» **WRITTEN INSTRUCTION**:
Line by line, repeat the data below exactly, beginning at the first line and ending at the line with "var labelShift = [[0,0],[0,0],[0,0],[49,54],[-29,-15]];". Omit pictures.
--- MATERIALS PROVIDED ---
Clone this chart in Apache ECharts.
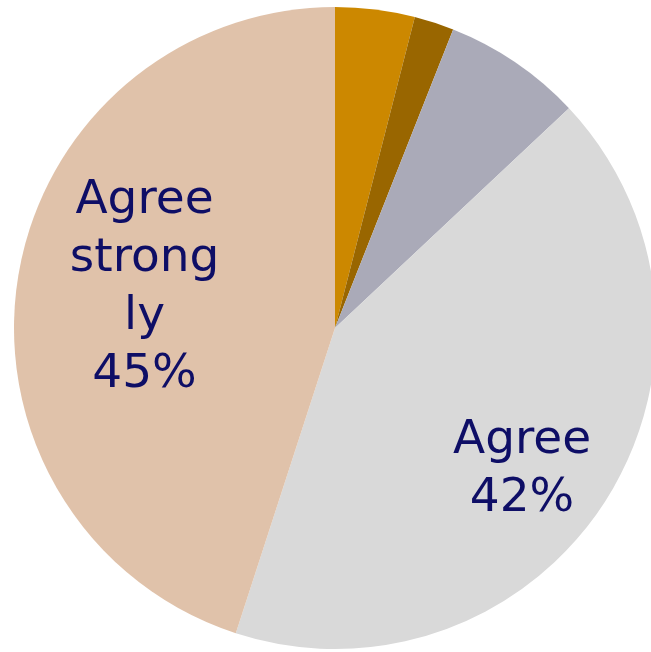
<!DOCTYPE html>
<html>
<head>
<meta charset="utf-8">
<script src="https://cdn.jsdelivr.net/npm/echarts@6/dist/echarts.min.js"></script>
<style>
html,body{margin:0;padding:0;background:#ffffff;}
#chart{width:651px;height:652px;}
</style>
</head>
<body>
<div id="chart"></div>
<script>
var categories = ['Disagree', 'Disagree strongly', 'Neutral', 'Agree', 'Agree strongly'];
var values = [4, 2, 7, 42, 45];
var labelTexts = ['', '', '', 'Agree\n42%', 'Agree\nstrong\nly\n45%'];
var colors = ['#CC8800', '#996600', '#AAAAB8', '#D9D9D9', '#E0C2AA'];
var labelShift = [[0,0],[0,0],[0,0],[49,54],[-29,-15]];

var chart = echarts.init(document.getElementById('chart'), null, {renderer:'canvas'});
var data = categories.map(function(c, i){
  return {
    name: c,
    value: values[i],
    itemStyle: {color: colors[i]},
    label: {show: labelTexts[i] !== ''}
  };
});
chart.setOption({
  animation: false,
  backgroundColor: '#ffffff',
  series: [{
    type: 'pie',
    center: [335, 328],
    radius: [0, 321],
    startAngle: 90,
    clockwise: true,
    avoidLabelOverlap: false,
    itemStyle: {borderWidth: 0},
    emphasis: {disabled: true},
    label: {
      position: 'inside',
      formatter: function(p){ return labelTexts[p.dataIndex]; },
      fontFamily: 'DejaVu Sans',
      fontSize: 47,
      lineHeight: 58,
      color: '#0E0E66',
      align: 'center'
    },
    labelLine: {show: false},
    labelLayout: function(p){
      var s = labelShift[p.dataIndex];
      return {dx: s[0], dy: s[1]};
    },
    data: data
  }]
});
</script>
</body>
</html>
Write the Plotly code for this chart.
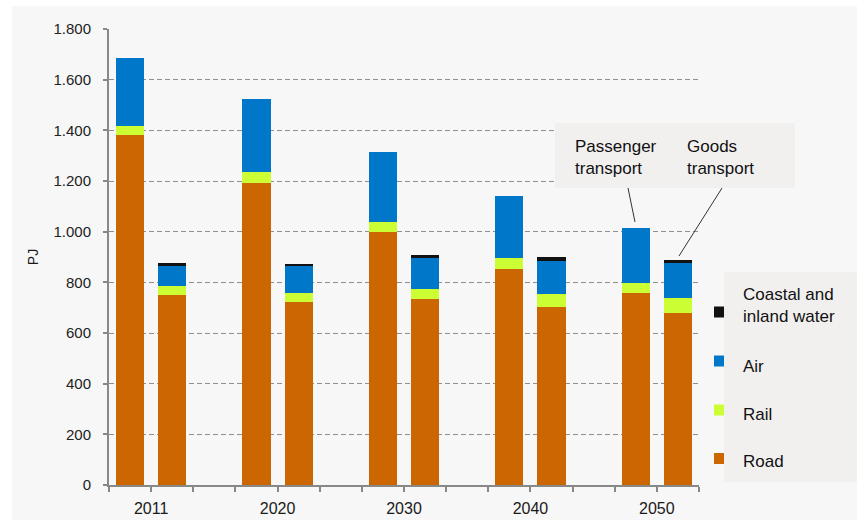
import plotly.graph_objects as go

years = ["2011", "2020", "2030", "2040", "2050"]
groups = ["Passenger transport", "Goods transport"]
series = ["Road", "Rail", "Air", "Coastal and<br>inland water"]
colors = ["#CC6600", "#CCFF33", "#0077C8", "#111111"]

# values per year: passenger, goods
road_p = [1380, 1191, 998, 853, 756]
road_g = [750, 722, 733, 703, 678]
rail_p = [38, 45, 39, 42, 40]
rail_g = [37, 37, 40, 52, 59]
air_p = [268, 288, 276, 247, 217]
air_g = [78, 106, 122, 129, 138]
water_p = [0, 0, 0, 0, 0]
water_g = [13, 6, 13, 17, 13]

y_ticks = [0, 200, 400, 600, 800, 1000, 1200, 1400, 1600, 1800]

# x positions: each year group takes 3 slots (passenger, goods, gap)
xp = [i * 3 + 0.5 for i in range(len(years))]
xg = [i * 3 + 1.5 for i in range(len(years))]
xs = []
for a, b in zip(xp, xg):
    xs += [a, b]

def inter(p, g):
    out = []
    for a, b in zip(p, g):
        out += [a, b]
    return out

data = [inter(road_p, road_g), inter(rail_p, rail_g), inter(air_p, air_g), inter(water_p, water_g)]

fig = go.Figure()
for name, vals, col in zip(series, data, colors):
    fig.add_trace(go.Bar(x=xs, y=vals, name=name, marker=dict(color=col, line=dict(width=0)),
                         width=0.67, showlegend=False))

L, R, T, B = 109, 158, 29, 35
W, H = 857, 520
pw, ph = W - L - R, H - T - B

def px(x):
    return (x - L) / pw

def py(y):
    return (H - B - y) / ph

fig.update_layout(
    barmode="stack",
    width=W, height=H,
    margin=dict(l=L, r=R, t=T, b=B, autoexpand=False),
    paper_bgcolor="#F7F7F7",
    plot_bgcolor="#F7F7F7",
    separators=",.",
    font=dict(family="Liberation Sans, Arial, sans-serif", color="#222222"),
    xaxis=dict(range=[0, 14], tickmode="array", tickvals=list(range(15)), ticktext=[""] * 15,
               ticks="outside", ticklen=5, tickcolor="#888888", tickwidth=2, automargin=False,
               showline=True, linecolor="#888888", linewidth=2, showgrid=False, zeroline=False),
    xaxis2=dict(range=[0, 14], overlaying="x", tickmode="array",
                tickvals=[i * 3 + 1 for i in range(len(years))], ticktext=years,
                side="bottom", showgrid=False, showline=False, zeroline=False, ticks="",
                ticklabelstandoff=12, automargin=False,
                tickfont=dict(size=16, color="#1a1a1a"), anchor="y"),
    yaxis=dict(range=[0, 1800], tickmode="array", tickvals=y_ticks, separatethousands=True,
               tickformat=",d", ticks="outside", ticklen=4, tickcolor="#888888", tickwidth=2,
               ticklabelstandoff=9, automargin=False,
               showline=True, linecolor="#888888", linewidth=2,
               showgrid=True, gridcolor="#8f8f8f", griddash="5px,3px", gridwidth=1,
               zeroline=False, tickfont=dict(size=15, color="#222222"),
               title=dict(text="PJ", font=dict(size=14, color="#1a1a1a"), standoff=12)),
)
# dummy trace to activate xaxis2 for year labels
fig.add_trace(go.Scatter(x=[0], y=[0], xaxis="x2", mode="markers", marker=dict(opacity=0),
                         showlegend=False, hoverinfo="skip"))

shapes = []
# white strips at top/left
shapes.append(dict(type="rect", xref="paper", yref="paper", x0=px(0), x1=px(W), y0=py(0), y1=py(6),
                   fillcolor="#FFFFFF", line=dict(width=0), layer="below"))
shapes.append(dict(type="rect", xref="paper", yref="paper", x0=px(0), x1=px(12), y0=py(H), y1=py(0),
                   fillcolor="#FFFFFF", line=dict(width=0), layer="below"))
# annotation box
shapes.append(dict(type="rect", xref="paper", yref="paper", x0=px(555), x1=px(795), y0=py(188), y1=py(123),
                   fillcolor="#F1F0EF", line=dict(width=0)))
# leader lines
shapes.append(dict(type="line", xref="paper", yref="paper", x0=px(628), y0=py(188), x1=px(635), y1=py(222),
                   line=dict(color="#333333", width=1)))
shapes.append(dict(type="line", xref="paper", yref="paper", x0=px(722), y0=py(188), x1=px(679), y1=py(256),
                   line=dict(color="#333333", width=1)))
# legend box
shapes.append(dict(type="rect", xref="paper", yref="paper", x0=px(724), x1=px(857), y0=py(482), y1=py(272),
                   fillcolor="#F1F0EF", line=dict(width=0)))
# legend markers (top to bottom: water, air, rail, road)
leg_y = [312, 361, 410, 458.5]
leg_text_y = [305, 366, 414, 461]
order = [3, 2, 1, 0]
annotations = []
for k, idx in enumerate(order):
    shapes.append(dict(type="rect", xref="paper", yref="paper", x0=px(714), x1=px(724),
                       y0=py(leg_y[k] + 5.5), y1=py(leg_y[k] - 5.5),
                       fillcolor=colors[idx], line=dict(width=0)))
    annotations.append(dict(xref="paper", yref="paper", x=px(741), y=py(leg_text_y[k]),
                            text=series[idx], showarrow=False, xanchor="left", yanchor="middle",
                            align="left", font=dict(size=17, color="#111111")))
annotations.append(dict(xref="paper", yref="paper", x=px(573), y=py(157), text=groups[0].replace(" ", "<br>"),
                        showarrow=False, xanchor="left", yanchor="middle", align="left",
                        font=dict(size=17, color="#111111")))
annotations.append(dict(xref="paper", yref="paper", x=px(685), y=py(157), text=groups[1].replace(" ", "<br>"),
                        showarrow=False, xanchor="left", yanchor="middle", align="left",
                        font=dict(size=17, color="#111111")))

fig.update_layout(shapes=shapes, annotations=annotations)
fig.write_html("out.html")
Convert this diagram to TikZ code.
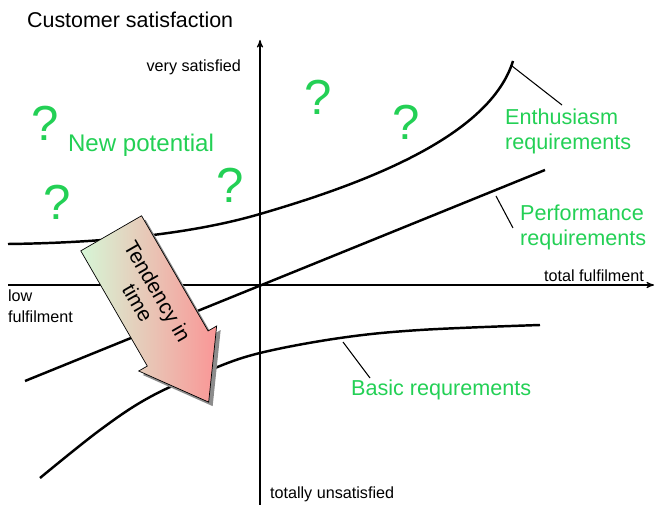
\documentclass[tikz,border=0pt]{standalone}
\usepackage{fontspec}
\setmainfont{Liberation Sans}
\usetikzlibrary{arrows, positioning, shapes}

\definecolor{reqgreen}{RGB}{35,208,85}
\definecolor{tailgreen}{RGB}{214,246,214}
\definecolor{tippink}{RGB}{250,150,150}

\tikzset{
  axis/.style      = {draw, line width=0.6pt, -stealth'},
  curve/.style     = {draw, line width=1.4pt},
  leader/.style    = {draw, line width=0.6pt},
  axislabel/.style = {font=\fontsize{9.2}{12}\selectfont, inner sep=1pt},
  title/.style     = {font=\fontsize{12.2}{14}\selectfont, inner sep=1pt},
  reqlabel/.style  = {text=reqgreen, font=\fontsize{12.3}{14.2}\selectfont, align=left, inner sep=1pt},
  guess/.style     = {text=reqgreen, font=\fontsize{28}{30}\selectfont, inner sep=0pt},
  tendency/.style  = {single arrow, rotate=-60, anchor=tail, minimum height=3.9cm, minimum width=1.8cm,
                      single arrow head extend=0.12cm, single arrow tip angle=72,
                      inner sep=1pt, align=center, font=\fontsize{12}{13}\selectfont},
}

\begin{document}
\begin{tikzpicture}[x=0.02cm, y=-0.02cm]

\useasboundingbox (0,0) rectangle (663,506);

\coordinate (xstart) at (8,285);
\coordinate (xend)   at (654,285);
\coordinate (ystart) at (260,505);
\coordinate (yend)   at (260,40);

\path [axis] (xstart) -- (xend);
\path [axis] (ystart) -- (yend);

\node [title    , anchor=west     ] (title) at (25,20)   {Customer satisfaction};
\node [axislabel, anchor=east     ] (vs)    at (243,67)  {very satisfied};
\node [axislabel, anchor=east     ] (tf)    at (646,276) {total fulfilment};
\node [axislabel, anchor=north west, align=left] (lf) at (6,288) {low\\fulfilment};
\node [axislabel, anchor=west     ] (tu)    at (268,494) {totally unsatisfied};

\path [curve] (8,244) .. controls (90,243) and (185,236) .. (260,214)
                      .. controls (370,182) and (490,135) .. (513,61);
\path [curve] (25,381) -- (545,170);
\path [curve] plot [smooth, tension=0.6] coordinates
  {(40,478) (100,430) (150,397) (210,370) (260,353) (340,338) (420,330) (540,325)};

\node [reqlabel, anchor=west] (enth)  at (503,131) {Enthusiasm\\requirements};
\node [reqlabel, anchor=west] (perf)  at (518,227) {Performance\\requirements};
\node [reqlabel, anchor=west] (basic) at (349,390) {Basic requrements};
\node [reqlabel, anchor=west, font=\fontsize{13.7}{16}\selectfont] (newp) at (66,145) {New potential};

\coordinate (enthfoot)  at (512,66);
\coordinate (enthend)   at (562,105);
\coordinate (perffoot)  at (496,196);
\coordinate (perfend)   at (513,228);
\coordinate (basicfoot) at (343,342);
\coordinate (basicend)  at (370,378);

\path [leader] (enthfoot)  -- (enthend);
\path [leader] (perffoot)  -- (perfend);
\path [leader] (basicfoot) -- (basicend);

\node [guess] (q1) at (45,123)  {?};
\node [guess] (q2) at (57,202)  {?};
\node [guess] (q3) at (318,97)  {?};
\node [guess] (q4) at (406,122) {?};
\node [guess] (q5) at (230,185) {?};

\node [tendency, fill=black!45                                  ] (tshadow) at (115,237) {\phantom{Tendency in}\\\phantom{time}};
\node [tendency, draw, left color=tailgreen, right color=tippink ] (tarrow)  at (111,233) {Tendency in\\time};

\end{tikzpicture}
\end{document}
---
» **TASK RESULT**:
Clone this chart in Apache ECharts.
<!DOCTYPE html>
<html>
<head>
<meta charset="utf-8">
<script src="https://cdn.jsdelivr.net/npm/echarts@6/dist/echarts.min.js"></script>
<style>
html,body{margin:0;padding:0;background:#ffffff;}
#chart{width:651px;height:652px;}
</style>
</head>
<body>
<div id="chart"></div>
<script>
var categories = ['Disagree', 'Disagree strongly', 'Neutral', 'Agree', 'Agree strongly'];
var values = [4, 2, 7, 42, 45];
var labelTexts = ['', '', '', 'Agree\n42%', 'Agree\nstrong\nly\n45%'];
var colors = ['#CC8800', '#996600', '#AAAAB8', '#D9D9D9', '#E0C2AA'];
var labelShift = [[0,0],[0,0],[0,0],[49,54],[-29,-15]];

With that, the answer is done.